I believe that to survive in the future labour market you need to combine your specialist focus with being a generalist. You need to be T-shaped and have deep knowledge and skills in a particular area, along with the desire and ability to make connections across disciplines. Let me explain.

Specialist or generalist?

Edward is a specialist. He is a computer programmer and likes to code in Java, something he has been doing now for many years. He never has any trouble finding a new job and they always pay him well. Sometimes he is bothered by the fact that he always does the same thing day in day out. At times he feels a bit like a ‘one trick pony’. But then he realizes that the very reason they ask him to do that particular job is because he is a specialist and he is the best.

John is a generalist. He works as an operations manager in a small company and does: marketing, sales, procurement and resource management. He does his job well but sometimes he feels like a bit of an amateur when he is talking to a dedicated marketeer or an experienced procurement specialist. His boss proudly calls him a ‘jack of all trades’. But John realizes that he is also ‘master of none’.

In the near future there will no longer be jobs for life, but we will be talking about employability for life. Employability means that you have the skills and abilities that allow you to be employed.

Learn how to learn

Knowledge is power in today’s world and having a good understanding of a wider selection of topics is an advantage. The world is becoming increasingly interconnected, with different people working together and solving complex issues. In the future of work, the most important skill is to be able to learn how to learn. The skills you need to be successful are constantly changing and the amount of knowledge that is available keeps growing. The best employees always know how to adapt and find the information they need.
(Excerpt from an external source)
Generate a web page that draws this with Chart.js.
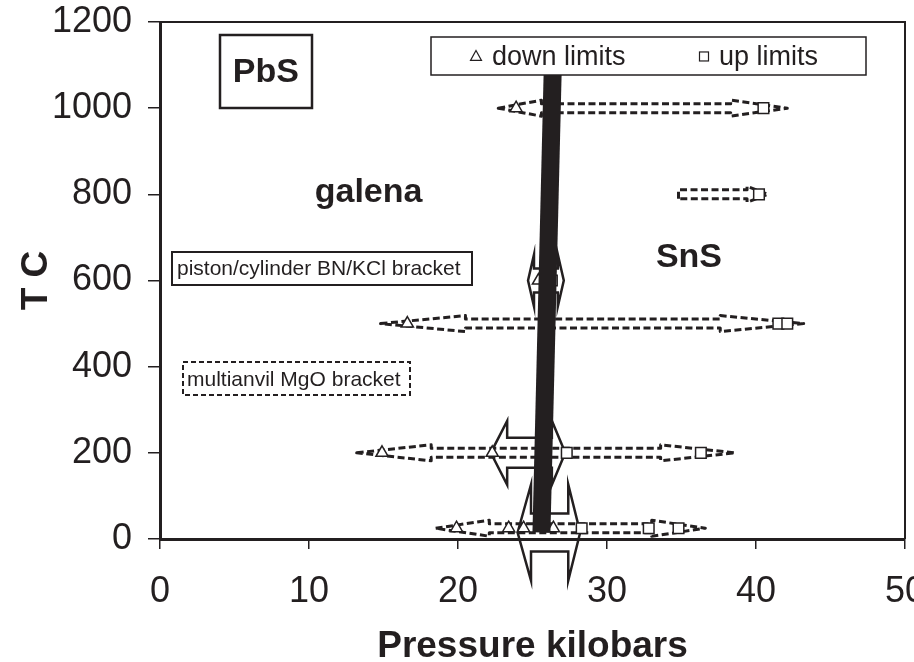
<!DOCTYPE html>
<html>
<head>
<meta charset="utf-8">
<title>PbS phase diagram</title>
<script src="https://cdn.jsdelivr.net/npm/chart.js@4.4.0/dist/chart.umd.min.js"></script>
<style>
  html, body { margin: 0; padding: 0; background: #fff; }
  #wrap { width: 914px; height: 662px; }
</style>
</head>
<body>
<div id="wrap"><canvas id="chart"></canvas></div>
<script>
// bracketing runs: pressure (kbar) and temperature (C)
var DOWN_P = [23.9, 25.4, 16.6, 14.9, 22.3, 19.9, 23.4, 24.4, 26.4];
var DOWN_T = [1000, 600, 500, 200, 200, 25, 25, 25, 25];
var UP_P = [40.5, 40.2, 26.3, 41.5, 42.1, 27.3, 36.3, 28.3, 32.8, 34.8];
var UP_T = [1000, 800, 600, 500, 500, 200, 200, 25, 25, 25];

// galena / SnS-type boundary
var BOUNDARY_P = [25.6, 26.4];
var BOUNDARY_T = [15, 1150];

// dashed bracket spans: tip, head end, head start, tip (kbar)
var SPAN_T = [1000, 800, 500, 200, 25];
var SPAN_TIP_L = [22.7, 34.8, 14.8, 13.2, 18.5];
var SPAN_HEAD_L = [25.6, 34.8, 20.5, 18.2, 22.1];
var SPAN_HEAD_R = [38.3, 39.4, 37.6, 33.6, 33.0];
var SPAN_TIP_R = [42.1, 40.8, 43.2, 38.6, 36.6];

// reversal arrows around the boundary
var REV_T = [600, 200, 15];
var REV_TIP_L = [24.7, 22.2, 24.0];
var REV_HEAD_L = [25.1, 23.3, 24.9];
var REV_HEAD_R = [26.7, 26.3, 27.4];
var REV_TIP_R = [27.1, 27.2, 28.2];

var X_MIN = 0, X_MAX = 50, X_STEP = 10;
var Y_MIN = 0, Y_MAX = 1200, Y_STEP = 200;

var INK = '#231f20';
var FONT = "'Liberation Sans', Arial, sans-serif";

// arrow outline sizes in px
var SPAN_HEAD_PX = 8, SPAN_SHAFT_PX = 4.5;
var REV_HEAD_PX = [26, 32, 48];
var REV_SHAFT_PX = [12, 15, 19];

function toPoints(ps, ts) {
  return ps.map(function (p, i) { return {x: p, y: ts[i]}; });
}

function arrowPath(ctx, xl, xhl, xhr, xr, y, head, shaft) {
  ctx.beginPath();
  var flatLeft = xhl <= xl;
  if (flatLeft) {
    ctx.moveTo(xl, y + shaft);
    ctx.lineTo(xl, y - shaft);
  } else {
    ctx.moveTo(xl, y);
    ctx.lineTo(xhl, y - head);
    ctx.lineTo(xhl, y - shaft);
  }
  ctx.lineTo(xhr, y - shaft);
  ctx.lineTo(xhr, y - head);
  ctx.lineTo(xr, y);
  ctx.lineTo(xhr, y + head);
  ctx.lineTo(xhr, y + shaft);
  if (flatLeft) {
    ctx.lineTo(xl, y + shaft);
  } else {
    ctx.lineTo(xhl, y + shaft);
    ctx.lineTo(xhl, y + head);
    ctx.closePath();
  }
}

var arrowsPlugin = {
  id: 'arrows',
  beforeDatasetsDraw: function (chart) {
    var ctx = chart.ctx, xs = chart.scales.x, ys = chart.scales.y;
    var px = function (v) { return xs.getPixelForValue(v); };
    ctx.save();
    ctx.strokeStyle = INK;
    ctx.lineJoin = 'round';
    ctx.lineWidth = 3;
    ctx.setLineDash([7, 3.5]);
    SPAN_T.forEach(function (t, i) {
      arrowPath(ctx, px(SPAN_TIP_L[i]), px(SPAN_HEAD_L[i]), px(SPAN_HEAD_R[i]), px(SPAN_TIP_R[i]),
        ys.getPixelForValue(t), SPAN_HEAD_PX, SPAN_SHAFT_PX);
      ctx.stroke();
    });
    ctx.setLineDash([]);
    ctx.lineWidth = 2.5;
    ctx.lineJoin = 'miter';
    REV_T.forEach(function (t, i) {
      arrowPath(ctx, px(REV_TIP_L[i]), px(REV_HEAD_L[i]), px(REV_HEAD_R[i]), px(REV_TIP_R[i]),
        ys.getPixelForValue(t), REV_HEAD_PX[i], REV_SHAFT_PX[i]);
      ctx.stroke();
    });
    ctx.restore();
  },
  afterDraw: function (chart) {
    var ctx = chart.ctx, a = chart.chartArea, xs = chart.scales.x, ys = chart.scales.y;
    ctx.save();
    // top and right sides of the plot frame
    ctx.strokeStyle = INK;
    ctx.lineWidth = 2;
    ctx.beginPath();
    ctx.moveTo(a.left, a.top);
    ctx.lineTo(a.right, a.top);
    ctx.lineTo(a.right, a.bottom);
    ctx.stroke();

    function box(p, t, w, h, dashed, lw) {
      var cx = xs.getPixelForValue(p), cy = ys.getPixelForValue(t);
      var x0 = Math.round(cx - w / 2), y0 = Math.round(cy - h / 2);
      ctx.fillStyle = '#fff';
      ctx.fillRect(x0, y0, w, h);
      ctx.setLineDash(dashed ? [5, 3] : []);
      ctx.lineWidth = lw;
      ctx.strokeStyle = INK;
      ctx.strokeRect(x0, y0, w, h);
      ctx.setLineDash([]);
      return {x: x0, y: y0, cx: cx, cy: cy};
    }
    function label(text, x, y, size, bold, align) {
      ctx.fillStyle = INK;
      ctx.font = (bold ? 'bold ' : '') + size + 'px ' + FONT;
      ctx.textAlign = align || 'center';
      ctx.textBaseline = 'middle';
      ctx.fillText(text, x, y);
    }

    var b = box(7.1, 1085, 92, 73, false, 2.5);
    label('PbS', b.cx, b.cy + 1, 34, true);

    label('galena', xs.getPixelForValue(14.0), ys.getPixelForValue(803), 34, true);
    label('SnS', xs.getPixelForValue(35.5), ys.getPixelForValue(652), 34, true);

    b = box(10.9, 628, 300, 33, false, 2);
    label('piston/cylinder BN/KCl bracket', b.x + 5, b.cy + 1, 21, false, 'left');

    b = box(9.15, 372, 227, 33, true, 2);
    label('multianvil MgO bracket', b.x + 4, b.cy + 1, 21, false, 'left');

    // legend
    b = box(32.76, 1120, 435, 38, false, 1.5);
    var sets = chart.data.datasets;
    ctx.lineWidth = 1.2;
    ctx.strokeStyle = INK;
    var tx = b.x + 45, ty = b.cy;
    ctx.beginPath();
    ctx.moveTo(tx, ty - 6);
    ctx.lineTo(tx + 5.5, ty + 4);
    ctx.lineTo(tx - 5.5, ty + 4);
    ctx.closePath();
    ctx.stroke();
    label(sets[0].label, tx + 16, ty + 1, 27, false, 'left');
    var sx = b.x + 273;
    ctx.strokeRect(sx - 4.5, ty - 4.5, 9, 9);
    label(sets[1].label, sx + 15, ty + 1, 27, false, 'left');
    ctx.restore();
  }
};

var markerStyle = {
  showLine: false,
  borderColor: INK,
  backgroundColor: '#fff',
  pointBorderWidth: 1.5,
  pointHoverRadius: 0
};

function plainNumber(v) { return String(v); }

new Chart(document.getElementById('chart'), {
  type: 'scatter',
  data: {
    datasets: [
      Object.assign({
        label: 'down limits',
        data: toPoints(DOWN_P, DOWN_T),
        pointStyle: 'triangle',
        pointRadius: 7,
        order: 1
      }, markerStyle),
      Object.assign({
        label: 'up limits',
        data: toPoints(UP_P, UP_T),
        pointStyle: 'rect',
        pointRadius: 7.5,
        order: 1
      }, markerStyle),
      {
        label: 'boundary',
        data: toPoints(BOUNDARY_P, BOUNDARY_T),
        showLine: true,
        borderColor: INK,
        borderWidth: 18,
        borderCapStyle: 'butt',
        pointRadius: 0,
        order: 0
      }
    ]
  },
  options: {
    responsive: true,
    maintainAspectRatio: false,
    animation: false,
    events: [],
    layout: { padding: { top: 22, right: 6, left: 0, bottom: 0 } },
    plugins: {
      legend: { display: false },
      tooltip: { enabled: false }
    },
    scales: {
      x: {
        type: 'linear',
        min: X_MIN, max: X_MAX,
        ticks: { stepSize: X_STEP, color: INK, padding: 21, maxRotation: 0, callback: plainNumber,
          font: { family: FONT, size: 36 } },
        grid: { drawOnChartArea: false, drawTicks: true, tickLength: 10, color: INK, lineWidth: 1.5 },
        border: { display: true, color: INK, width: 3 },
        title: { display: true, text: 'Pressure kilobars', color: INK,
          font: { family: FONT, size: 37, weight: 'bold', lineHeight: 1 },
          padding: { top: 0, bottom: -3 } },
        afterFit: function (s) { s.height = 123; s.paddingLeft = 0; s.paddingRight = 0; }
      },
      y: {
        type: 'linear',
        min: Y_MIN, max: Y_MAX,
        ticks: { stepSize: Y_STEP, color: INK, padding: 16, callback: plainNumber,
          font: { family: FONT, size: 36 } },
        grid: { drawOnChartArea: false, drawTicks: true, tickLength: 12, color: INK, lineWidth: 1.5 },
        border: { display: true, color: INK, width: 3 },
        title: { display: true, text: 'T C', color: INK,
          font: { family: FONT, size: 37, weight: 'bold', lineHeight: 1 },
          padding: { top: 18, bottom: 0 } },
        afterFit: function (s) { s.width = 160; s.paddingTop = 0; s.paddingBottom = 0; }
      }
    }
  },
  plugins: [arrowsPlugin]
});
</script>
</body>
</html>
So what is this T-shaped superhuman they keep talking about? Why is it called T-shaped? Well, the ‘leg’ of the T represents the depth. Meaning a specific skill set or an expertise. You can have one or more legs of a T. The ‘bar’ of the T represents the breadth. Things like: the ability to adapt and learn to do other work, the emotional quotient, how well you work with people and empathy.

T-shaped Edward

What does this mean for someone like Edward? The ‘one trick pony’? I would advise him to maintain his focus as a computer programmer but to also broaden his horizon at the same time. He could learn more about: other programming languages, (software) architecture and programming methodologies. When he learns to manage projects he can talk to other specialists in different departments of the company. Learning more about their work. He could even try to become a trainer and share his expert knowledge with others. In the end he will probably have more fun doing his job and he will have a stronger position in the – current and future – labour market.

T-shaped John

And for someone like John? The ‘jack of al trades, master of none’? He should keep doing what he does best: his generalist work. But besides that he could also dive into a more specialized part of his job. To train his focus. For example, he can start following courses in procurement or marketing and obtain a certificate, degree or diploma. He will probably love becoming a specialist in a particular subject and being able to spar with other ‘subject specialists’. Besides that, he too will have a much stronger position in the labour market.